The European Data Protection Supervisor (EDPS) is carrying out an investigation into the European Parliament’s use of a US-based political campaigning company to process personal data as part of its activities relating to the 2019 EU parliamentary election, the Assistant EDPS announced today.
Wojciech Wiewiórowski, Assistant EDPS, said: “The EU parliamentary elections came in the wake of a series of electoral controversies, both within the EU Member States and abroad, which centred on the threat posed by online manipulation. Strong data protection rules are essential for democracy, especially in the digital age. They help to foster trust in our institutions and the democratic process, through promoting the responsible use of personal data and respect for individual rights. With this in mind, starting in February 2019, the EDPS acted proactively and decisively in the interest of all individuals in the EU to ensure that the European Parliament upholds the highest of standards when collecting and using personal data. It has been encouraging to see a good level of cooperation developing between the EDPS and the European Parliament over the course of this investigation.”
Election campaigns are currently the subject of considerable scrutiny. The EDPS is actively engaged in seeking solutions to the challenges of online manipulation in elections while the European Parliament itself adopted a resolution to protect the European elections from data misuse in March 2019. Data protection plays a fundamental role in ensuring electoral integrity and must therefore be treated as a priority in the planning of any election campaign.
One of the European Parliament’s campaign activities for this year’s EU parliamentary elections was to promote public engagement through a website called thistimeimvoting.eu. The website collected personal data from over 329,000 people interested in the election campaign activities, which was processed on behalf of the Parliament by the US company NationBuilder. Taking into account previous controversy surrounding this company, the EDPS opened an own-initiative investigation in February 2019, in order to determine whether the Parliament’s use of the website, and the related processing operations of personal data, were in accordance with the rules applicable to the EU institutions, set out in Regulation (EU) 2018/1725. This investigation is ongoing.
EDPS actions are not limited to reprimands. The EDPS will continue to check the Parliament’s data protection processes, now that the European Parliament has finished informing individuals of their revised intention to retain personal data collected by the thistimeimvoting website until 2024. The outcome of these checks could lead to additional findings. The EDPS intends to finalise this investigation by the end of this year.
The EDPS expects the EU institutions, offices, bodies and agencies to lead by example in ensuring that the interests of all those living in the EU are adequately protected when their personal data is processed. This requires increased cooperation and more effective understanding between the EDPS and the EU institutions it supervises.

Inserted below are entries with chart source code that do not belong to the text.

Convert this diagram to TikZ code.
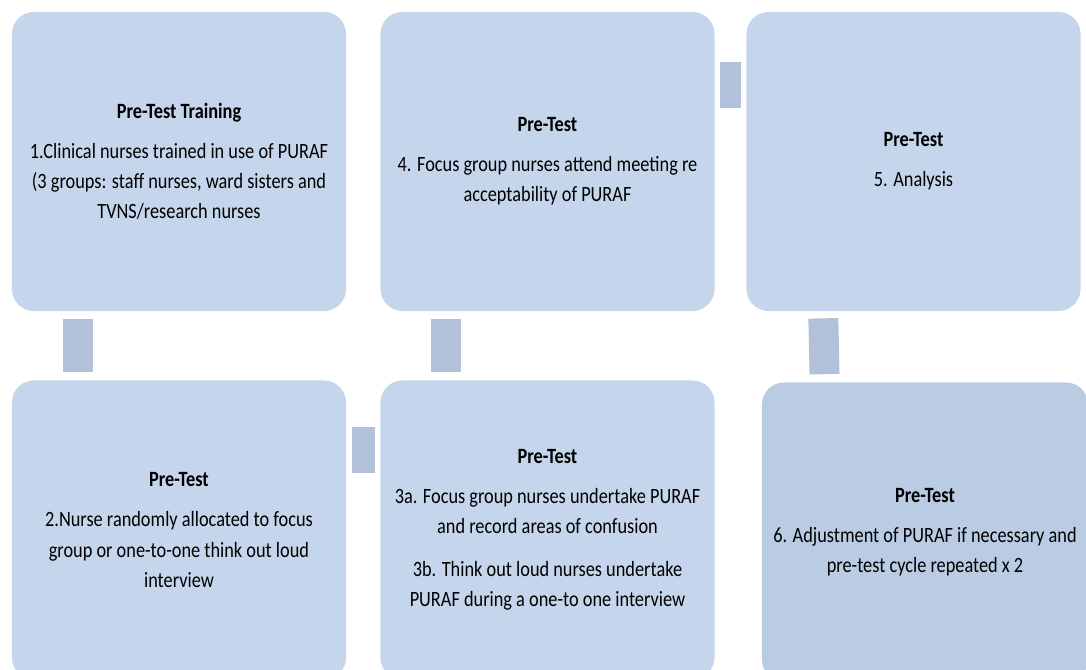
\documentclass[tikz,border=0pt]{standalone}
\usepackage{fontspec}
\setmainfont{Carlito}[FakeStretch=0.84]
\definecolor{boxfill}{HTML}{C5D6EC}
\definecolor{barfill}{HTML}{B2C1D9}
\definecolor{lastfill}{HTML}{B9CCE4}
\begin{document}
\begin{tikzpicture}[x=0.025cm, y=-0.025cm,
    stage/.style={fill=boxfill, rounded corners=0.55cm, minimum width=8.35cm,
      minimum height=7.475cm, inner sep=0pt, align=center,
      font=\fontsize{15.5}{21.5}\selectfont},
    bar/.style={draw=barfill, line width=0.75cm, shorten <=0.2cm, shorten >=0.2cm},
    sidebar/.style={draw=barfill, line width=1.15cm, shorten <=0.14cm, shorten >=0.14cm}]
  \clip (0,0) rectangle (1086,670);
  \node[stage] (train) at (179,161.5) {\textbf{Pre-Test Training}\\[7pt]
    1.Clinical nurses trained in use of PURAF\\
    (3 groups: staff nurses, ward sisters and\\
    TVNS/research nurses};
  \node[stage] (meet) at (547.5,161.5) {\textbf{Pre-Test}\\[7pt]
    4. Focus group nurses attend meeting re\\
    acceptability of PURAF};
  \node[stage] (analysis) at (913.5,161.5) {\textbf{Pre-Test}\\[7pt]
    5. Analysis};
  \node[stage] (alloc) at (179,530) {\textbf{Pre-Test}\\[7pt]
    2.Nurse randomly allocated to focus\\
    group or one-to-one think out loud\\
    interview};
  \node[stage] (undertake) at (547.5,530) {\textbf{Pre-Test}\\[7pt]
    3a. Focus group nurses undertake PURAF\\
    and record areas of confusion\\[9pt]
    3b. Think out loud nurses undertake\\
    PURAF during a one-to one interview};
  \node[stage, fill=lastfill, minimum width=8.15cm] (adjust) at (925,532) {\textbf{Pre-Test}\\[7pt]
    6. Adjustment of PURAF if necessary and\\
    pre-test cycle repeated x 2};
  % links between the stages
  \draw[bar] ([xshift=1.65cm]train.south west) -- ([xshift=1.65cm]alloc.north west);
  \draw[sidebar] ([yshift=-1.75cm]alloc.north east) -- ([yshift=-1.75cm]undertake.north west);
  \draw[bar] ([xshift=1.65cm]undertake.north west) -- ([xshift=1.65cm]meet.south west);
  \draw[sidebar] ([yshift=-1.825cm]meet.north east) -- ([yshift=-1.825cm]analysis.north west);
  \draw[bar, shorten <=0.175cm] ([xshift=1.925cm]analysis.south west) -- ([xshift=1.575cm]adjust.north west);
\end{tikzpicture}
\end{document}
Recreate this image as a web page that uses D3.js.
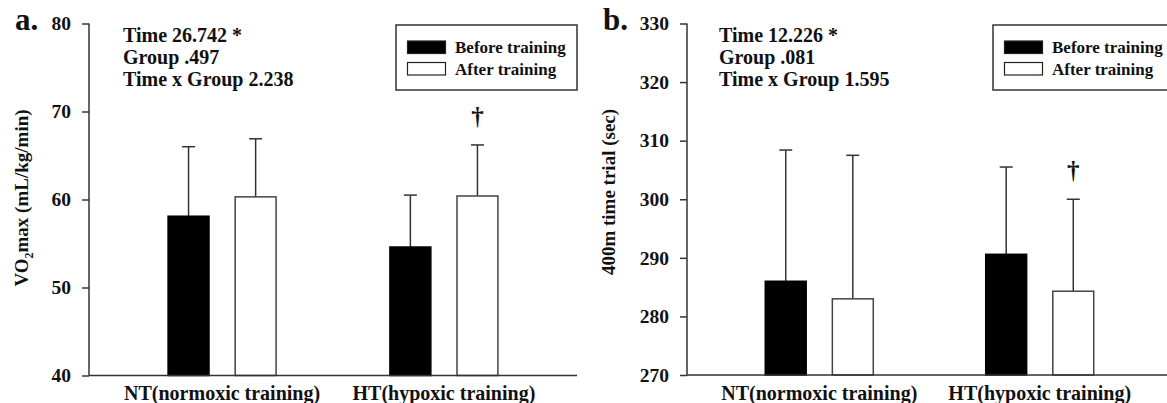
<!DOCTYPE html>
<html lang="en">
<head>
  <meta charset="UTF-8">
  <title>VO2max and 400m time trial</title>
  <style>
    body { margin: 0; background: #fff; }
    svg { display: block; background: #fff; }
    text { font-family: "Liberation Serif", "Times New Roman", serif; font-weight: bold; fill: #111; }
    .axis path, .axis line { stroke: #333; stroke-width: 1.5; }
    .axis text { font-size: 19.5px; fill: #111; }
  </style>
  <script src="https://d3js.org/d3.v7.min.js"></script>
</head>
<body>
  <svg width="1167" height="403"></svg>

  <script>
    // data
    const categories = ["NT(normoxic training)", "HT(hypoxic training)"];
    const seriesNames = ["Before training", "After training"];

    const vo2Before = [58.1, 54.6];
    const vo2BeforeSD = [7.9, 5.9];
    const vo2After = [60.3, 60.4];
    const vo2AfterSD = [6.6, 5.8];
    const vo2Ticks = [40, 50, 60, 70, 80];
    const vo2Stats = ["Time 26.742 *", "Group .497", "Time x Group 2.238"];

    const ttBefore = [286.0, 290.6];
    const ttBeforeSD = [22.4, 14.9];
    const ttAfter = [283.0, 284.3];
    const ttAfterSD = [24.5, 15.7];
    const ttTicks = [270, 280, 290, 300, 310, 320, 330];
    const ttStats = ["Time 12.226 *", "Group .081", "Time x Group 1.595"];

    // dagger marks: [category index, series index]
    const vo2Dagger = [[1, 1]];
    const ttDagger = [[1, 1]];

    const svg = d3.select("svg");

    function panel(opt) {
      const g = svg.append("g");
      const y = d3.scaleLinear().domain(opt.domain).range([opt.bottom, opt.top]);
      const x = d3.scalePoint().domain(categories).range([opt.left, opt.right]).padding(0.6);
      const inner = d3.scaleBand().domain(seriesNames).range([-54, 54]).paddingInner(0.39);

      const rows = [];
      categories.forEach((c, i) => {
        rows.push({ c, s: seriesNames[0], v: opt.before[i], sd: opt.beforeSD[i], ci: i, si: 0 });
        rows.push({ c, s: seriesNames[1], v: opt.after[i], sd: opt.afterSD[i], ci: i, si: 1 });
      });
      const mid = d => x(d.c) + inner(d.s) + inner.bandwidth() / 2;

      // error bars (upper only)
      const eb = g.selectAll(".err").data(rows).enter().append("g")
        .attr("stroke", "#333").attr("stroke-width", 1.5);
      eb.append("line")
        .attr("x1", mid).attr("x2", mid)
        .attr("y1", d => y(d.v))
        .attr("y2", d => y(d.v + d.sd));
      eb.append("line")
        .attr("x1", d => mid(d) - 6.5)
        .attr("x2", d => mid(d) + 6.5)
        .attr("y1", d => y(d.v + d.sd))
        .attr("y2", d => y(d.v + d.sd));

      // bars
      g.selectAll(".bar").data(rows).enter().append("rect")
        .attr("x", d => x(d.c) + inner(d.s))
        .attr("width", inner.bandwidth())
        .attr("y", d => y(d.v))
        .attr("height", d => opt.bottom - y(d.v))
        .attr("fill", d => d.si === 0 ? "#000" : "#fff")
        .attr("stroke", d => d.si === 0 ? "#000" : "#444")
        .attr("stroke-width", 1.5);

      // daggers
      opt.daggers.forEach(([ci, si]) => {
        const d = rows.find(r => r.ci === ci && r.si === si);
        g.append("text")
          .attr("x", mid(d))
          .attr("y", y(d.v + d.sd) - 20)
          .attr("text-anchor", "middle")
          .attr("font-size", 25)
          .text("\u2020");
      });

      // axes
      g.append("g").attr("class", "axis")
        .attr("transform", `translate(${opt.left},0)`)
        .call(d3.axisLeft(y).tickValues(opt.ticks).tickSize(7).tickPadding(11).tickSizeOuter(0))
        .call(a => a.select(".domain").attr("d", `M0,${opt.top}V${opt.bottom}`));
      g.append("line")
        .attr("x1", opt.left).attr("x2", opt.right)
        .attr("y1", opt.bottom).attr("y2", opt.bottom)
        .attr("stroke", "#333").attr("stroke-width", 1.5);

      // category labels
      g.selectAll(".cat").data(categories).enter().append("text")
        .attr("x", d => x(d))
        .attr("y", 400)
        .attr("text-anchor", "middle")
        .attr("font-size", 20)
        .text(d => d);

      // panel letter
      g.append("text")
        .attr("x", opt.letterX).attr("y", 30)
        .attr("font-size", 31)
        .text(opt.letter);

      // y title
      const t = g.append("text")
        .attr("transform", `translate(${opt.titleX},${opt.titleY}) rotate(-90)`)
        .attr("text-anchor", "middle")
        .attr("font-size", 19);
      opt.title(t);

      // stats
      g.selectAll(".stat").data(opt.stats).enter().append("text")
        .attr("x", opt.statX)
        .attr("y", (d, i) => 42 + i * 22)
        .attr("font-size", 20)
        .text(d => d);

      // legend
      const lg = g.append("g").attr("transform", `translate(${opt.legendX},25)`);
      lg.append("rect").attr("width", 181).attr("height", 65)
        .attr("fill", "#fff").attr("stroke", "#333").attr("stroke-width", 1.5);
      seriesNames.forEach((s, i) => {
        lg.append("rect")
          .attr("x", 11.5).attr("y", 16 + i * 21.5)
          .attr("width", 38).attr("height", 12.5)
          .attr("fill", i === 0 ? "#000" : "#fff")
          .attr("stroke", "#222").attr("stroke-width", 1.2);
        lg.append("text")
          .attr("x", 59).attr("y", 28 + i * 21.5)
          .attr("font-size", 17)
          .text(s);
      });
    }

    panel({
      letter: "a.", letterX: 15,
      left: 89, right: 577, top: 23.5, bottom: 375.5,
      domain: [40, 80], ticks: vo2Ticks,
      before: vo2Before, beforeSD: vo2BeforeSD, after: vo2After, afterSD: vo2AfterSD,
      daggers: vo2Dagger, stats: vo2Stats, statX: 123, legendX: 396,
      titleX: 28, titleY: 198,
      title: t => {
        t.append("tspan").text("VO");
        t.append("tspan").attr("font-size", 12).attr("dy", 5).text("2");
        t.append("tspan").attr("dy", -5).text("max (mL/kg/min)");
      }
    });

    panel({
      letter: "b.", letterX: 603,
      left: 687, right: 1172, top: 23.5, bottom: 375,
      domain: [270, 330], ticks: ttTicks,
      before: ttBefore, beforeSD: ttBeforeSD, after: ttAfter, afterSD: ttAfterSD,
      daggers: ttDagger, stats: ttStats, statX: 719, legendX: 993,
      titleX: 615, titleY: 192,
      title: t => t.text("400m time trial (sec)")
    });
  </script>
</body>
</html>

The rules for data protection in the EU institutions, as well as the duties of the European Data Protection Supervisor (EDPS), are set out in the new Regulation (EU) 2018/1725. These rules replace those set out in Regulation (EC) No 45/2001. The EDPS is an increasingly influential independent supervisory authority with responsibility for monitoring the processing of personal data by the EU institutions and bodies, advising on policies and legislation that affect privacy and cooperating with similar authorities to ensure consistent data protection. Our mission is also to raise awareness on risks and protect people’s rights and freedoms when their personal data is processed.
Wojciech Wiewiórowski (Assistant EDPS), was appointed by a joint decision of the European Parliament and the Council on 4 December 2014 to serve a five-year term.
Personal information or data: any information relating to an identified or identifiable natural (living) person. Examples include names, dates of birth, photographs, video footage, email addresses and telephone numbers. Other details, such as IP addresses and communications content - related to or provided by end-users of communications services - are also considered as personal data.
Privacy: the right of an individual to be left alone and in control of information about his or herself. The right to privacy or private life is enshrined in the Universal Declaration of Human Rights (Article 12), the European Convention of Human Rights (Article 8) and the European Charter of Fundamental Rights (Article 7). The Charter also contains an explicit right to the protection of personal data (Article 8).
Processing of personal data: According to Article 4(1) of Regulation (EU) No 679/2016, processing of personal data refers to “any operation or set of operations which is performed on personal data or on sets of personal data, whether or not by automated means, such as collection, recording, organisation, structuring, storage, adaptation or alteration, retrieval, consultation, use, disclosure by transmission, dissemination or otherwise making available, alignment or combination, restriction, erasure or destruction." See the glossary on the EDPS website.
The powers of the EDPS are clearly outlined in Article 58 of Regulation (EU) 2018/1725.